De mi primer artículo y de mi primer beso aprendí que la osadía es una virtud y que la cobardía nos lleva de la manita a la intrascendencia. Cuando Héctor Rodas marcó su golazo frente al Elche, pensé en que sólo quien busca, encuentra. Eso no significa que todos los que buscan encuentren algo. Estoy harto de ver a perseguidores de sueños con lamparones en la camisa y la conciencia. Un gol puede ser casual, intencionado o divino. Dios pulsó el cuadrado en el mando de la Play y la máquina de la vida hizo el resto. Yo sólo soy feliz en la incertidumbre. Cada paso debe ser un descubrimiento. Soy insaciable y es terrible, porque a veces la vida te pide la disciplina del hámster en su rueda mientras que uno prefiere ir aleteando, probando y equivocándose con estruendo.

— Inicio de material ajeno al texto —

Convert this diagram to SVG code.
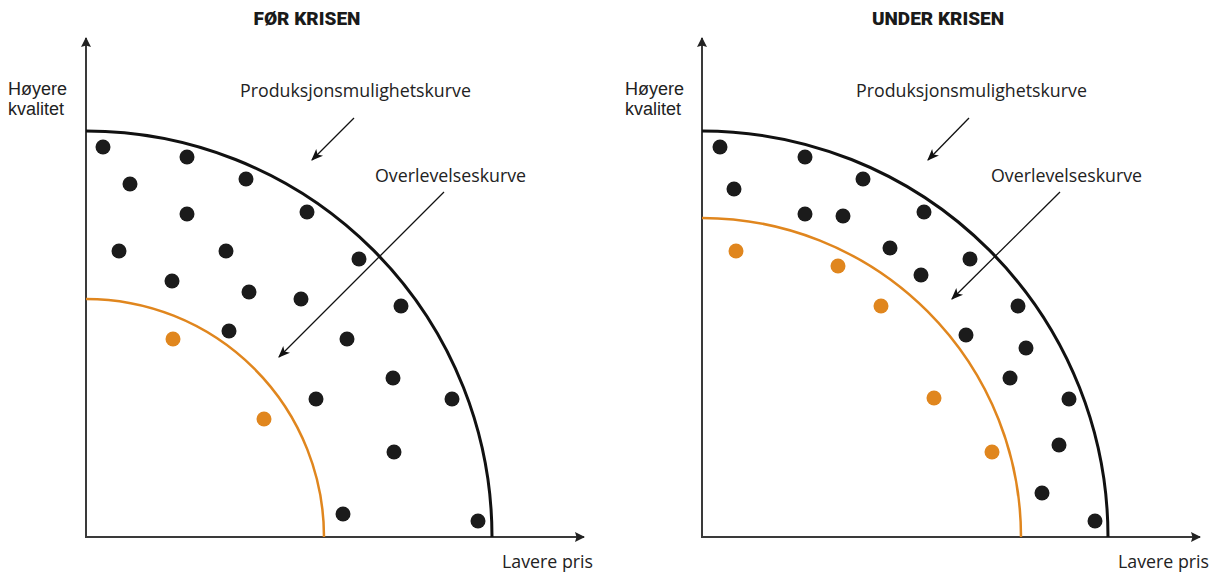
<svg xmlns="http://www.w3.org/2000/svg" width="1225" height="573" viewBox="0 0 1225 573">
  <style>
    .title { font-family: "Roboto", "Liberation Sans", sans-serif; font-weight: 900; font-size: 19px; fill: #1a1a1a; text-anchor: middle; }
    .lbl { font-family: "Open Sans", "Liberation Sans", sans-serif; font-size: 17.8px; fill: #222; }
    .ylbl { font-family: "Liberation Sans", "Open Sans", sans-serif; font-size: 18px; fill: #222; }
    .axis { stroke: #3a3a3a; stroke-width: 2; fill: none; }
    .ppf { stroke: #111; stroke-width: 3; fill: none; }
    .surv { stroke: #e0861e; stroke-width: 2.5; fill: none; }
    .pointer { stroke: #111; stroke-width: 1.3; fill: none; }
    .dot { fill: #1b1b1b; }
    .odot { fill: #e0861e; }
  </style>
  <defs>
    <marker id="axisHead" viewBox="0 0 10 10" refX="9" refY="5" markerWidth="11" markerHeight="10" markerUnits="userSpaceOnUse" orient="auto">
      <path d="M0,0 L10,5 L0,10 L1.5,5 z" fill="#222"/>
    </marker>
    <marker id="ptrHead" viewBox="0 0 10 10" refX="9" refY="5" markerWidth="12" markerHeight="12" markerUnits="userSpaceOnUse" orient="auto">
      <path d="M0,1 L10,5 L0,9 L2.5,5 z" fill="#111"/>
    </marker>
  </defs>

  <!-- Left panel: before the crisis -->
  <g id="panel-before">
    <text class="title" x="307" y="25">FØR KRISEN</text>
    <g id="axes-before">
      <path class="axis" d="M86,537 V38" marker-end="url(#axisHead)"/>
      <path class="axis" d="M85,537 H584" marker-end="url(#axisHead)"/>
      <text class="ylbl"><tspan x="8" y="94.5">Høyere</tspan><tspan x="8" y="115">kvalitet</tspan></text>
      <text class="lbl" x="502" y="568">Lavere pris</text>
    </g>
    <g id="ppf-before">
      <path class="ppf" d="M86,131 A406,406 0 0 1 492,537"/>
      <text class="lbl" x="240" y="97">Produksjonsmulighetskurve</text>
    </g>
    <g id="survival-before">
      <path class="surv" d="M86,299 A238,238 0 0 1 324,537"/>
      <text class="lbl" x="375" y="182">Overlevelseskurve</text>
    </g>
    <g id="dots-before">
      <circle class="dot" cx="103" cy="147" r="7.5"/>
      <circle class="dot" cx="187" cy="157" r="7.5"/>
      <circle class="dot" cx="130" cy="184" r="7.5"/>
      <circle class="dot" cx="246" cy="179" r="7.5"/>
      <circle class="dot" cx="187" cy="214" r="7.5"/>
      <circle class="dot" cx="307" cy="212" r="7.5"/>
      <circle class="dot" cx="119" cy="251" r="7.5"/>
      <circle class="dot" cx="226" cy="251" r="7.5"/>
      <circle class="dot" cx="359" cy="259" r="7.5"/>
      <circle class="dot" cx="172" cy="281" r="7.5"/>
      <circle class="dot" cx="249" cy="292" r="7.5"/>
      <circle class="dot" cx="301" cy="299" r="7.5"/>
      <circle class="dot" cx="401" cy="306" r="7.5"/>
      <circle class="dot" cx="229" cy="331" r="7.5"/>
      <circle class="dot" cx="347" cy="339" r="7.5"/>
      <circle class="dot" cx="393" cy="378" r="7.5"/>
      <circle class="dot" cx="316" cy="399" r="7.5"/>
      <circle class="dot" cx="452" cy="399" r="7.5"/>
      <circle class="dot" cx="394" cy="452" r="7.5"/>
      <circle class="dot" cx="343" cy="514" r="7.5"/>
      <circle class="dot" cx="478" cy="521" r="7.5"/>
      <circle class="odot" cx="173" cy="339" r="7.5"/>
      <circle class="odot" cx="264" cy="419" r="7.5"/>
    </g>
  </g>

  <!-- Right panel: during the crisis -->
  <g id="panel-during">
    <text class="title" x="938" y="25">UNDER KRISEN</text>
    <g id="axes-during">
      <path class="axis" d="M702,537 V38" marker-end="url(#axisHead)"/>
      <path class="axis" d="M701,537 H1200" marker-end="url(#axisHead)"/>
      <text class="ylbl"><tspan x="625" y="94.5">Høyere</tspan><tspan x="625" y="115">kvalitet</tspan></text>
      <text class="lbl" x="1118" y="568">Lavere pris</text>
    </g>
    <g id="ppf-during">
      <path class="ppf" d="M702,131 A406,406 0 0 1 1108,537"/>
      <text class="lbl" x="856" y="97">Produksjonsmulighetskurve</text>
    </g>
    <g id="survival-during">
      <path class="surv" d="M702,218 A319,319 0 0 1 1021,537"/>
      <text class="lbl" x="991" y="182">Overlevelseskurve</text>
    </g>
    <g id="dots-during">
      <circle class="dot" cx="720" cy="147" r="7.5"/>
      <circle class="dot" cx="805" cy="157" r="7.5"/>
      <circle class="dot" cx="734" cy="189" r="7.5"/>
      <circle class="dot" cx="863" cy="179" r="7.5"/>
      <circle class="dot" cx="805" cy="214" r="7.5"/>
      <circle class="dot" cx="843" cy="216" r="7.5"/>
      <circle class="dot" cx="924" cy="212" r="7.5"/>
      <circle class="dot" cx="890" cy="248" r="7.5"/>
      <circle class="dot" cx="970" cy="259" r="7.5"/>
      <circle class="dot" cx="921" cy="275" r="7.5"/>
      <circle class="dot" cx="1018" cy="306" r="7.5"/>
      <circle class="dot" cx="966" cy="335" r="7.5"/>
      <circle class="dot" cx="1026" cy="348" r="7.5"/>
      <circle class="dot" cx="1010" cy="378" r="7.5"/>
      <circle class="dot" cx="1069" cy="399" r="7.5"/>
      <circle class="dot" cx="1059" cy="445" r="7.5"/>
      <circle class="dot" cx="1042" cy="493" r="7.5"/>
      <circle class="dot" cx="1095" cy="521" r="7.5"/>
      <circle class="odot" cx="736" cy="251" r="7.5"/>
      <circle class="odot" cx="838" cy="266" r="7.5"/>
      <circle class="odot" cx="881" cy="306" r="7.5"/>
      <circle class="odot" cx="934" cy="398" r="7.5"/>
      <circle class="odot" cx="992" cy="452" r="7.5"/>
    </g>
  </g>

  <!-- Label pointers -->
  <g id="connectors">
    <path class="pointer" d="M354,118 L312,160" marker-end="url(#ptrHead)"/>
    <path class="pointer" d="M444,192 L279,357" marker-end="url(#ptrHead)"/>
    <path class="pointer" d="M969,118 L928,160" marker-end="url(#ptrHead)"/>
    <path class="pointer" d="M1060,192 L952,299" marker-end="url(#ptrHead)"/>
  </g>
</svg>
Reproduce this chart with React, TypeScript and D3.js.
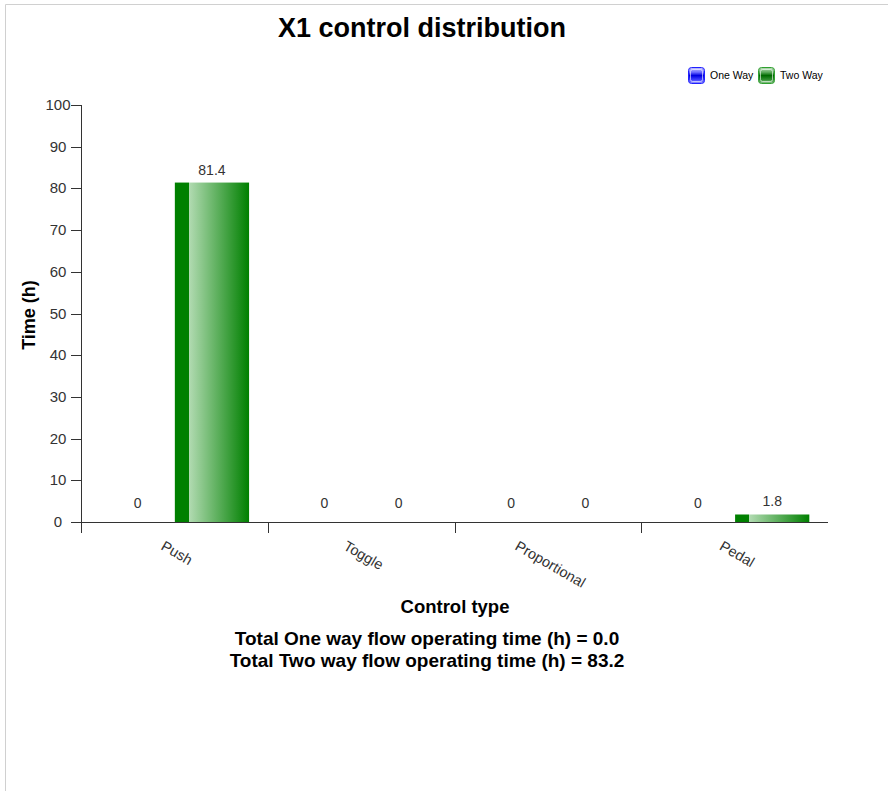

Hace unos meses, cuando el Córdoba no estaba tan mal, me encontré a Rodas y Cisma tomando una copa en el Mercado de la Victoria. Cuando el defensa marcó, sacó la camiseta de su compañero, que se había lesionado una semana antes. La amistad se forja en la barra de los bares, nunca en un campo de fútbol. El compañerismo es un deporte ajeno a la pelota. Aquella tarde-noche, Héctor y Domingo charlaban animadamente mientras apuraban con mesura sus vasos de tubo. Quizá se contaban sus historias. Sus primeros amores. Esas lágrimas que no terminan de salir, como el motor de un coche que trata de arrancar sin batería. La hipoteca, lo caro que sale el colegio de los niños. Sus cosas. Entiendo que la vida tiene mucho de barra de bar y muy poco césped, aún menos de remates acrobáticos. Que la vida tiene más de no decir basta cuando te sirven el ron en una esquina del pub que de salvaciones, bombos que brillan y señores disfrazados de caimán. O eso quiero creer, desde este lado del partido. Como nunca fui futbolista, me hice de izquierdas. Los primeros besos no son comparables con los últimos. Como este artículo no tiene nada que ver con aquel primero que escribí, furioso y agitado. El tiempo es un bromuro del entusiasmo. Pero nadie me quitará aquel amor adolescente a la sombra del puño y la rosa. Chúpate esa, Podemos.